Present every line in which the string "chart" appears.

* begin *

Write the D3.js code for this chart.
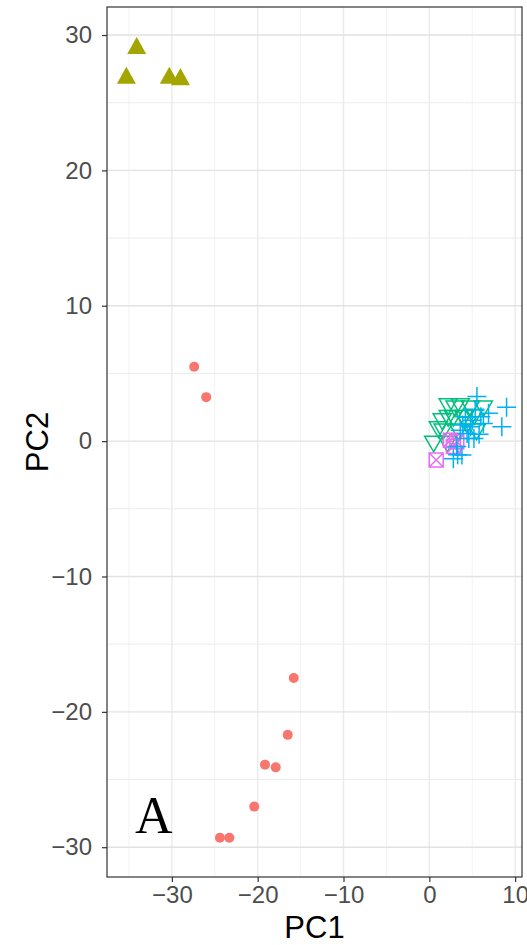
<html>
    <head>
        <title>PCA plot</title>
        <script src="https://d3js.org/d3.v7.min.js"></script>
        <style>
            body { margin: 0; background: white; }
            text { font-family: "Liberation Sans", Arial, sans-serif; }
        </style>
    </head>
    <body>
        <div id="chart"></div>
    </body>
    <script>
        // groups: [PC1, PC2]
        var groupA = [[-27.4, 5.5], [-26.0, 3.25], [-15.8, -17.5], [-16.5, -21.7], [-19.15, -23.9],
                      [-17.9, -24.1], [-20.4, -27.0], [-24.4, -29.3], [-23.3, -29.3]];
        var groupB = [[-34.1, 29.1], [-35.3, 26.9], [-30.3, 26.9], [-29.0, 26.8]];
        var groupC = [[3.0, 2.5], [4.8, 2.5], [6.3, 2.5], [2.2, 2.66], [3.6, 2.66], [2.2, 1.8], [4.0, 1.8],
                      [1.5, 1.55], [2.8, 1.8], [1.6, 0.8], [3.4, 0.8], [5.5, 0.8], [1.05, 0.96],
                      [0.5, -0.1], [2.1, -0.1], [4.4, 1.3], [5.2, 1.9]];
        var groupD = [[9.0, 2.5], [8.45, 1.06], [5.55, 3.3], [6.9, 2.05], [6.3, 1.3], [5.0, 1.55],
                      [4.4, 0.57], [3.6, 0.8], [3.8, -1.03], [2.8, -1.3], [3.2, -0.4], [5.35, 2.3], [4.8, 1.06],
                      [4.2, 1.8], [5.8, 0.5], [4.6, 0.2], [3.9, 1.2], [5.2, 0.2], [6.0, 1.8], [3.3, -1.0]];
        var groupE = [[0.8, -1.4], [3.2, -0.05], [2.45, 0.07], [2.8, -0.4]];

        var xTicks = [-30, -20, -10, 0, 10];
        var yTicks = [-30, -20, -10, 0, 10, 20, 30];
        var xMinor = [-35, -25, -15, -5, 5];
        var yMinor = [-25, -15, -5, 5, 15, 25];

        var W = 527, H = 945;
        var pL = 107, pR = 522, pT = 7, pB = 877;

        var svg = d3.select("#chart").append("svg")
            .attr("width", W).attr("height", H);

        var x = d3.scaleLinear().domain([-37.56, 10.8]).range([pL, pR]);
        var y = d3.scaleLinear().domain([-32.2, 32.07]).range([pB, pT]);

        // grid
        var grid = svg.append("g");
        grid.selectAll(".vminor").data(xMinor).enter().append("line")
            .attr("x1", d => x(d)).attr("x2", d => x(d)).attr("y1", pT).attr("y2", pB)
            .style("stroke", "#f3f3f3").style("stroke-width", 1);
        grid.selectAll(".hminor").data(yMinor).enter().append("line")
            .attr("y1", d => y(d)).attr("y2", d => y(d)).attr("x1", pL).attr("x2", pR)
            .style("stroke", "#ececec").style("stroke-width", 1);
        grid.selectAll(".vmajor").data(xTicks).enter().append("line")
            .attr("x1", d => x(d)).attr("x2", d => x(d)).attr("y1", pT).attr("y2", pB)
            .style("stroke", "#ebebeb").style("stroke-width", 1.4);
        grid.selectAll(".hmajor").data(yTicks).enter().append("line")
            .attr("y1", d => y(d)).attr("y2", d => y(d)).attr("x1", pL).attr("x2", pR)
            .style("stroke", "#e2e2e2").style("stroke-width", 1.4);

        // symbol paths
        function triUp(s) {
            var h = s * 0.9;
            return "M0," + (-h * 0.6) + "L" + (s / 2) + "," + (h * 0.4) + "L" + (-s / 2) + "," + (h * 0.4) + "Z";
        }
        function triDown(s) {
            var h = s * 0.87;
            return "M0," + (h * 0.6) + "L" + (s / 2) + "," + (-h * 0.4) + "L" + (-s / 2) + "," + (-h * 0.4) + "Z";
        }
        function plus(s) {
            var a = s / 2;
            return "M" + (-a) + ",0H" + a + "M0," + (-a) + "V" + a;
        }
        function boxX(s) {
            var a = s / 2;
            return "M" + (-a) + "," + (-a) + "H" + a + "V" + a + "H" + (-a) + "Z" +
                   "M" + (-a) + "," + (-a) + "L" + a + "," + a + "M" + a + "," + (-a) + "L" + (-a) + "," + a;
        }

        var pts = svg.append("g");

        pts.selectAll(".a").data(groupA).enter().append("circle")
            .attr("cx", d => x(d[0])).attr("cy", d => y(d[1])).attr("r", 5)
            .style("fill", "#F8766D");

        pts.selectAll(".b").data(groupB).enter().append("path")
            .attr("transform", d => "translate(" + x(d[0]) + "," + y(d[1]) + ")")
            .attr("d", triUp(19))
            .style("fill", "#A3A500");

        pts.selectAll(".c").data(groupC).enter().append("path")
            .attr("transform", d => "translate(" + x(d[0]) + "," + y(d[1]) + ")")
            .attr("d", triDown(18))
            .style("fill", "none").style("stroke", "#00BF7D").style("stroke-width", 1.5);

        pts.selectAll(".e").data(groupE).enter().append("path")
            .attr("transform", d => "translate(" + x(d[0]) + "," + y(d[1]) + ")")
            .attr("d", boxX(14))
            .style("fill", "none").style("stroke", "#E76BF3").style("stroke-width", 1.5);

        pts.selectAll(".d").data(groupD).enter().append("path")
            .attr("transform", d => "translate(" + x(d[0]) + "," + y(d[1]) + ")")
            .attr("d", plus(19))
            .style("fill", "none").style("stroke", "#00B0F6").style("stroke-width", 1.5);

        // panel border
        svg.append("rect")
            .attr("x", pL).attr("y", pT).attr("width", pR - pL).attr("height", pB - pT)
            .style("fill", "none").style("stroke", "#333").style("stroke-width", 1.2);

        // axes
        var fmt = d => d < 0 ? "\u2212" + Math.abs(d) : d;
        var xAxis = svg.append("g")
            .attr("transform", "translate(0," + pB + ")")
            .call(d3.axisBottom(x).tickValues(xTicks).tickSize(5).tickPadding(4).tickFormat(fmt));
        var yAxis = svg.append("g")
            .attr("transform", "translate(" + pL + ",0)")
            .call(d3.axisLeft(y).tickValues(yTicks).tickSize(5).tickPadding(10).tickFormat(fmt));
        [xAxis, yAxis].forEach(function(a) {
            a.select(".domain").remove();
            a.selectAll(".tick line").style("stroke", "#333").style("stroke-width", 1.2);
            a.selectAll(".tick text").style("fill", "#4d4d4d").style("font-size", "24px")
                .style("font-family", "'Liberation Sans', Arial, sans-serif");
        });

        // axis titles
        svg.append("text")
            .attr("x", (pL + pR) / 2).attr("y", 938)
            .style("text-anchor", "middle").style("font-size", "31px").style("fill", "black")
            .text("PC1");
        svg.append("text")
            .attr("transform", "translate(48," + ((pT + pB) / 2) + ") rotate(-90)")
            .style("text-anchor", "middle").style("font-size", "31px").style("fill", "black")
            .text("PC2");

        // panel tag
        svg.append("text")
            .attr("x", 135).attr("y", 833)
            .style("font-family", "'Liberation Serif', 'Times New Roman', serif")
            .style("font-size", "52px").style("fill", "black")
            .text("A");
    </script>
</html>
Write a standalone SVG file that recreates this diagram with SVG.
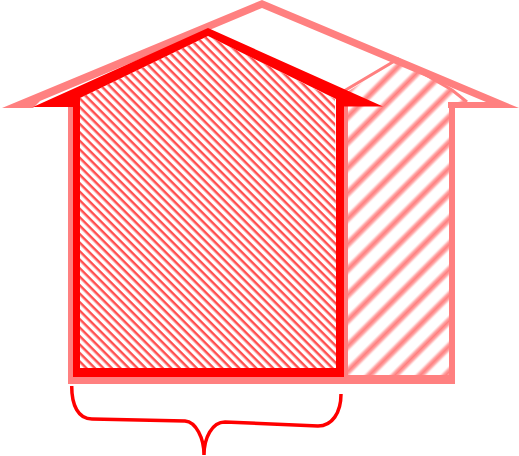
<svg xmlns="http://www.w3.org/2000/svg" width="519" height="456" viewBox="0 0 519 456">
<defs>
<linearGradient id="soft" x1="0" y1="0" x2="0" y2="1">
<stop offset="0" stop-color="#ff8080" stop-opacity="0"/>
<stop offset="0.25" stop-color="#ff8080" stop-opacity="0.7"/>
<stop offset="0.5" stop-color="#ff8080"/>
<stop offset="0.75" stop-color="#ff8080" stop-opacity="0.7"/>
<stop offset="1" stop-color="#ff8080" stop-opacity="0"/>
</linearGradient>
<pattern id="wide" width="18" height="18" patternUnits="userSpaceOnUse" patternTransform="rotate(-45)">
<rect width="18" height="18" fill="#fff"/>
<rect y="0" width="18" height="9" fill="url(#soft)"/>
</pattern>
<pattern id="fine" width="6" height="6" patternUnits="userSpaceOnUse" patternTransform="rotate(45)">
<rect width="6" height="6" fill="#fff"/>
<rect y="0" width="6" height="2.500" fill="#ff5050"/>
</pattern>
<style>
.light{fill:#ff8080}
.dark{fill:#f00}
.brace{fill:none;stroke:#f00;stroke-width:3.5}
</style>
</defs>
<polygon fill="url(#wide)" points="347,108 347,92 398,60 452,90 465,102 449,102 449,375 347,375"/>
<path fill="none" stroke="#ff8080" stroke-width="3" d="M344 91L398 59L452 90L467 102"/>
<path class="light" d="M2 108L262 0L519 108L448 108L448 102L486 102L262 8L40 101L33 108Z"/>
<path class="light" d="M68 100H73V384H68ZM449 102H455V384H449ZM344 100H348V380H344ZM68 375H455V384H68Z"/>
<polygon fill="url(#fine)" points="80,98 208,36 335,99 337,368 80,368"/>
<path class="dark" fill-rule="evenodd" d="M33 107L208 28L383 106.500L344 106.500L344 377L73 377L73 107ZM208 36L80 98L80 368L336 368L336 99Z"/>
<path class="brace" d="M71.700 386C71.700 405 78 419 92 419L185 421C196 422 204 438 204 455C204 438 212 422 225 422L318 426C332 426 341 413 341 394"/>
</svg>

* end *

**EXERCISE ANSWER:**
Write the D3.js code for this chart.
        <div id="chart"></div>
        var svg = d3.select("#chart").append("svg")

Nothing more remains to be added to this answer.